What is asked: Tally the lines holding "with" and state only that figure.

________________________________________

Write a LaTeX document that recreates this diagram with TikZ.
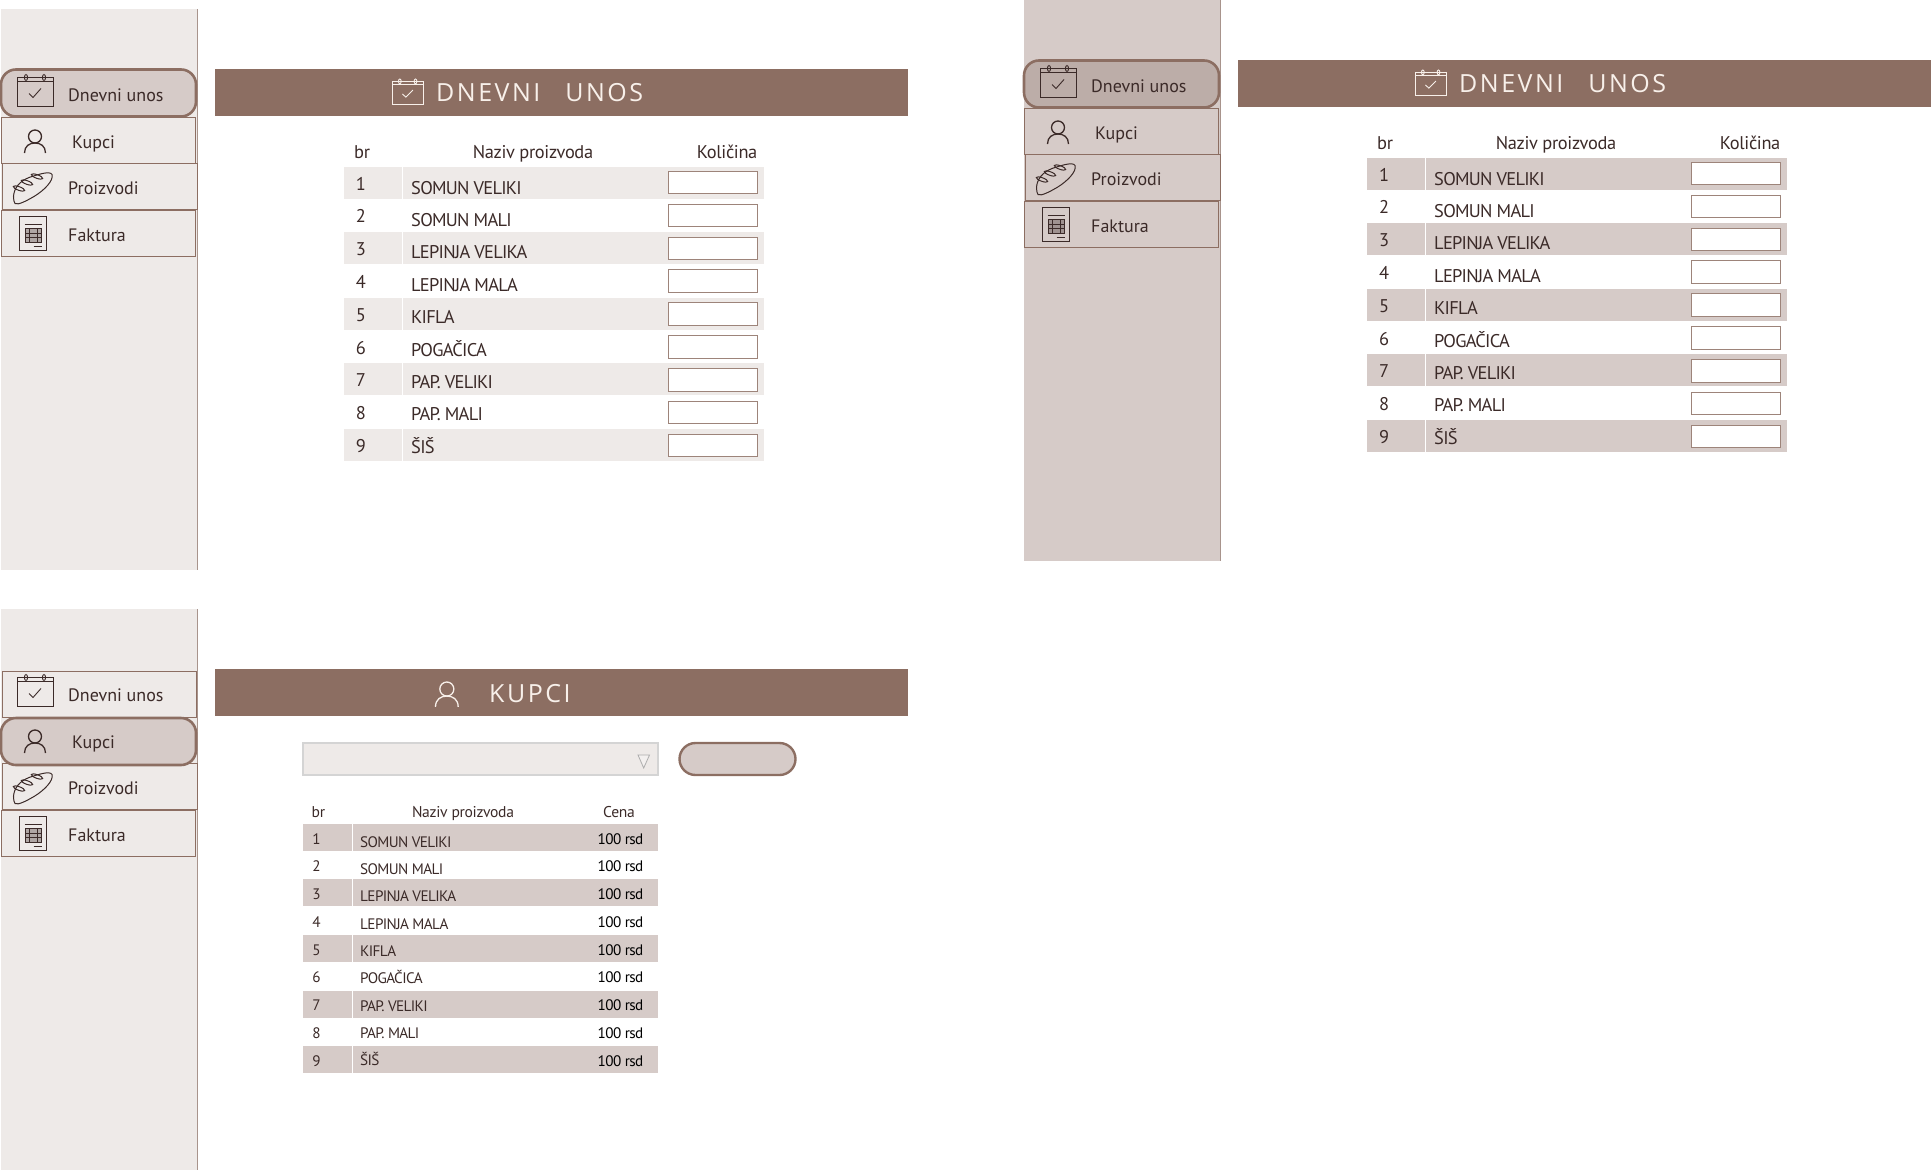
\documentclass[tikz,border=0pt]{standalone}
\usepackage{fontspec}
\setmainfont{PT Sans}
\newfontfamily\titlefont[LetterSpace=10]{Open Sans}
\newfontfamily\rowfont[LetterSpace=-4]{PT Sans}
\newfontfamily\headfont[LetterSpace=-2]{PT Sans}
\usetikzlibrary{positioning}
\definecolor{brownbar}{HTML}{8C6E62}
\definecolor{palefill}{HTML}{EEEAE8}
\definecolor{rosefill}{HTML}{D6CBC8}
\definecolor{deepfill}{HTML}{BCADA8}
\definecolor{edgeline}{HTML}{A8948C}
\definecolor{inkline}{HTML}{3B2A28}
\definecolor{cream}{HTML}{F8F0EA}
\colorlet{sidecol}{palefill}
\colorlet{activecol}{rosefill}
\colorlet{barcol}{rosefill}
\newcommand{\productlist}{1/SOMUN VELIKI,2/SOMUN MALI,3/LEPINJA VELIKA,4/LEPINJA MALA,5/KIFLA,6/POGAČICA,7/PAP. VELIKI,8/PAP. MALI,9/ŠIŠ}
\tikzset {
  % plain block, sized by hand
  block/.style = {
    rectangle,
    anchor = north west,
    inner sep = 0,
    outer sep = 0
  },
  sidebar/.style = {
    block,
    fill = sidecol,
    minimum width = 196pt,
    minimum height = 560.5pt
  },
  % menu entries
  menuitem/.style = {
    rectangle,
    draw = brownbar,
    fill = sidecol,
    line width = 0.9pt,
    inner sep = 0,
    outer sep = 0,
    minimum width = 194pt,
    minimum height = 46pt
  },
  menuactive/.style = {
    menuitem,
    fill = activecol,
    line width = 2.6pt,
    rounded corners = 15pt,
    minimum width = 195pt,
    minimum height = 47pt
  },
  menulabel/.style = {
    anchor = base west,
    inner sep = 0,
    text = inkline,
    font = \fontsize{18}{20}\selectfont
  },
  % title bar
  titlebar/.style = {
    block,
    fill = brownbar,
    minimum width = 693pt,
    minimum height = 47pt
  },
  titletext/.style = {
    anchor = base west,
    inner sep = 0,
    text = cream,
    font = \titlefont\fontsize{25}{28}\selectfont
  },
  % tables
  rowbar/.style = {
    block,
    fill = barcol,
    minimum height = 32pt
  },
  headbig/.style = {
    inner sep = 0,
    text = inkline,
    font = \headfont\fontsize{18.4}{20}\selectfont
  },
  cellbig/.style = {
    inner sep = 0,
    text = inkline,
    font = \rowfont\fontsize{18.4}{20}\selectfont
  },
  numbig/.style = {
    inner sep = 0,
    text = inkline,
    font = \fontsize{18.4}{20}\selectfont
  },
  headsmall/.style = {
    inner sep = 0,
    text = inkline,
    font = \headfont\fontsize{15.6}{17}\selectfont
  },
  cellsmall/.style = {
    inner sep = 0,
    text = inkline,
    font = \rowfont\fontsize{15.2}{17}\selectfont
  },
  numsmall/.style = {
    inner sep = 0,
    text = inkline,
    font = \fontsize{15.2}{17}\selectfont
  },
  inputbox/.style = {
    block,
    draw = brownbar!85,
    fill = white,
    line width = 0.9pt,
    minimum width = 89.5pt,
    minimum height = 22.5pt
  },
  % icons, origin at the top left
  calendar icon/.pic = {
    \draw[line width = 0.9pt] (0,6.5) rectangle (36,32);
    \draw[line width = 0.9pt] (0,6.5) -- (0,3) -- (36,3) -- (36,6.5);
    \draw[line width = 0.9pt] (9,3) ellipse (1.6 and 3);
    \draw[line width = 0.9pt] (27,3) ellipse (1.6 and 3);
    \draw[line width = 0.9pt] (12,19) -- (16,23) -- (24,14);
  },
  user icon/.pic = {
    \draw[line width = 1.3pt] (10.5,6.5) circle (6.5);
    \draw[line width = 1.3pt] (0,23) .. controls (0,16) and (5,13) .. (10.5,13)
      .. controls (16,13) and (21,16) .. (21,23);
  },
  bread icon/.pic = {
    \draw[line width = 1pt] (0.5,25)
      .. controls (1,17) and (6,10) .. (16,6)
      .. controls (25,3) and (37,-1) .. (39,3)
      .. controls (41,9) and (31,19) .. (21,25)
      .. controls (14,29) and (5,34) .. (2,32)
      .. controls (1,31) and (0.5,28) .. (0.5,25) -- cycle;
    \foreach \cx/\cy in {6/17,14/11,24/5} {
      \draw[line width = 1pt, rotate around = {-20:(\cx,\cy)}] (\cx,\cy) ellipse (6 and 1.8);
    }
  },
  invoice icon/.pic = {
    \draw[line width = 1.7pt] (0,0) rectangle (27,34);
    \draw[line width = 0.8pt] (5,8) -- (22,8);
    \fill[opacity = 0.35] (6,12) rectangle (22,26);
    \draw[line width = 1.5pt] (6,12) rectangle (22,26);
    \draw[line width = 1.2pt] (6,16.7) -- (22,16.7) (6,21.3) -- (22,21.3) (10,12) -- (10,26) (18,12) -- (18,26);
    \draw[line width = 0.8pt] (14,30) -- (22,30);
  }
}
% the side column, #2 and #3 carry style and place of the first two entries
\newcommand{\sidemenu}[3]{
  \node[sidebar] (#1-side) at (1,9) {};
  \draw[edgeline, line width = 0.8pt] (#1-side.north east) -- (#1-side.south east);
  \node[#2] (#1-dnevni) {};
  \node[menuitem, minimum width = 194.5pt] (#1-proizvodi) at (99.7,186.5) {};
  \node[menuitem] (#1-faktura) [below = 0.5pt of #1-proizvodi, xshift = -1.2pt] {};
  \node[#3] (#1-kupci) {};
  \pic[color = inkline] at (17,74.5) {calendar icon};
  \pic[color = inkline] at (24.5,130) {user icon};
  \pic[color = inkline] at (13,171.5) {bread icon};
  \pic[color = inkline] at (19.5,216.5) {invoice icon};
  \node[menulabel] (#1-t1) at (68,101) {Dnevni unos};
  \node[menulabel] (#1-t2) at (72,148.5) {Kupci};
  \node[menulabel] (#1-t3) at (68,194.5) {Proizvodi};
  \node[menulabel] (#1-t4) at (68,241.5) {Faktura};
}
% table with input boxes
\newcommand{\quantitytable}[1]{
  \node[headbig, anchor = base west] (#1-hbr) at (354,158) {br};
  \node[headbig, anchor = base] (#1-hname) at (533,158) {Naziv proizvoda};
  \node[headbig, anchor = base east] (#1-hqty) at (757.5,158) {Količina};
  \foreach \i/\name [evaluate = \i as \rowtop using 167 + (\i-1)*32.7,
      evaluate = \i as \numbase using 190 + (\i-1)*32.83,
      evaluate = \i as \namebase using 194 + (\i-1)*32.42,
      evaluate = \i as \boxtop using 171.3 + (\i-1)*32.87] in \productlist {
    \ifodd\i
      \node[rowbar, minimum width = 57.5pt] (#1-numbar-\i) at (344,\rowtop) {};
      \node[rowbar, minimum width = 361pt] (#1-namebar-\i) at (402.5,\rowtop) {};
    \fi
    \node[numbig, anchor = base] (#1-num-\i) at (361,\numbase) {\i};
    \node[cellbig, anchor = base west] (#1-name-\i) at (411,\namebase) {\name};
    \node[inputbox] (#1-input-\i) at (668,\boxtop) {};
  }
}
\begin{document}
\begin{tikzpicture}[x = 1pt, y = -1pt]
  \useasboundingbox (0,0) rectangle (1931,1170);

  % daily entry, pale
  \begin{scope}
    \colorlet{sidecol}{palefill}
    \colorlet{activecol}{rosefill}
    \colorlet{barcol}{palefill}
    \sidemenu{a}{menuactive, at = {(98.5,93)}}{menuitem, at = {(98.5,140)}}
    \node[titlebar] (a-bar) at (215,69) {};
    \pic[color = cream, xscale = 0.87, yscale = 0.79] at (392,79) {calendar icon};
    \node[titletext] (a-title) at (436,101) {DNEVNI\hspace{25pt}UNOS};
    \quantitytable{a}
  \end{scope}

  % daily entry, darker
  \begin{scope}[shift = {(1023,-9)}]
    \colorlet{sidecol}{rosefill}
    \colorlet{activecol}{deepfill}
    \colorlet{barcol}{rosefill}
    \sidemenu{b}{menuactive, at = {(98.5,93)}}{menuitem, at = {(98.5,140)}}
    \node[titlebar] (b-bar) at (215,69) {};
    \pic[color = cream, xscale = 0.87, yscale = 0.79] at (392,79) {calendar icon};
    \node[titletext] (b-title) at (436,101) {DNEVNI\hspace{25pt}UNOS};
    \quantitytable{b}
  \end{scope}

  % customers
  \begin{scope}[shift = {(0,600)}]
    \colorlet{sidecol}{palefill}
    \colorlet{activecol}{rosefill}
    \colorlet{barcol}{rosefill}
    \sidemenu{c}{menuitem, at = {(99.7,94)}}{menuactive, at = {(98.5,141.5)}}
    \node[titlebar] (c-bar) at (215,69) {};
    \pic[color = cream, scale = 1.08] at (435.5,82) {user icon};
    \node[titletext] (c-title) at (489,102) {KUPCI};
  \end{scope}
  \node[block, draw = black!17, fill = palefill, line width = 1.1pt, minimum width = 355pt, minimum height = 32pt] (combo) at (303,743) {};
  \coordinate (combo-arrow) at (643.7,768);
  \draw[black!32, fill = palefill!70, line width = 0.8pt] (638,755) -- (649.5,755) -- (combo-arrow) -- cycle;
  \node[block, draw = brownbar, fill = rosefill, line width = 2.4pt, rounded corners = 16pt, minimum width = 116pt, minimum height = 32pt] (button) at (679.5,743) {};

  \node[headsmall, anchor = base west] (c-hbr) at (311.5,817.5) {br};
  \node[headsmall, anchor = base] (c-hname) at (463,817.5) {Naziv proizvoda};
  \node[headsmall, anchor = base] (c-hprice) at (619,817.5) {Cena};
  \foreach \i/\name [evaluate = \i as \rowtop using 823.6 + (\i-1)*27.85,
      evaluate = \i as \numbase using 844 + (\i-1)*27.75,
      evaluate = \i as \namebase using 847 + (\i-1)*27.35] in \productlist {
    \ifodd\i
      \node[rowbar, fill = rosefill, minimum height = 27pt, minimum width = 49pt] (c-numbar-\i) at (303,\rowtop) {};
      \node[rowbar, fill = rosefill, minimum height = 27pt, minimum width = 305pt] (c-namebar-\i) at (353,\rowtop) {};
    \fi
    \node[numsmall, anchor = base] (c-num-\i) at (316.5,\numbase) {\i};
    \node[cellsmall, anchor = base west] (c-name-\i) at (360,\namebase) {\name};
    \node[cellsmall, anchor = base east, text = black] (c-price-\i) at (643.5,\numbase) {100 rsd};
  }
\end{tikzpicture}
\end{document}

________________________________________

The response: 2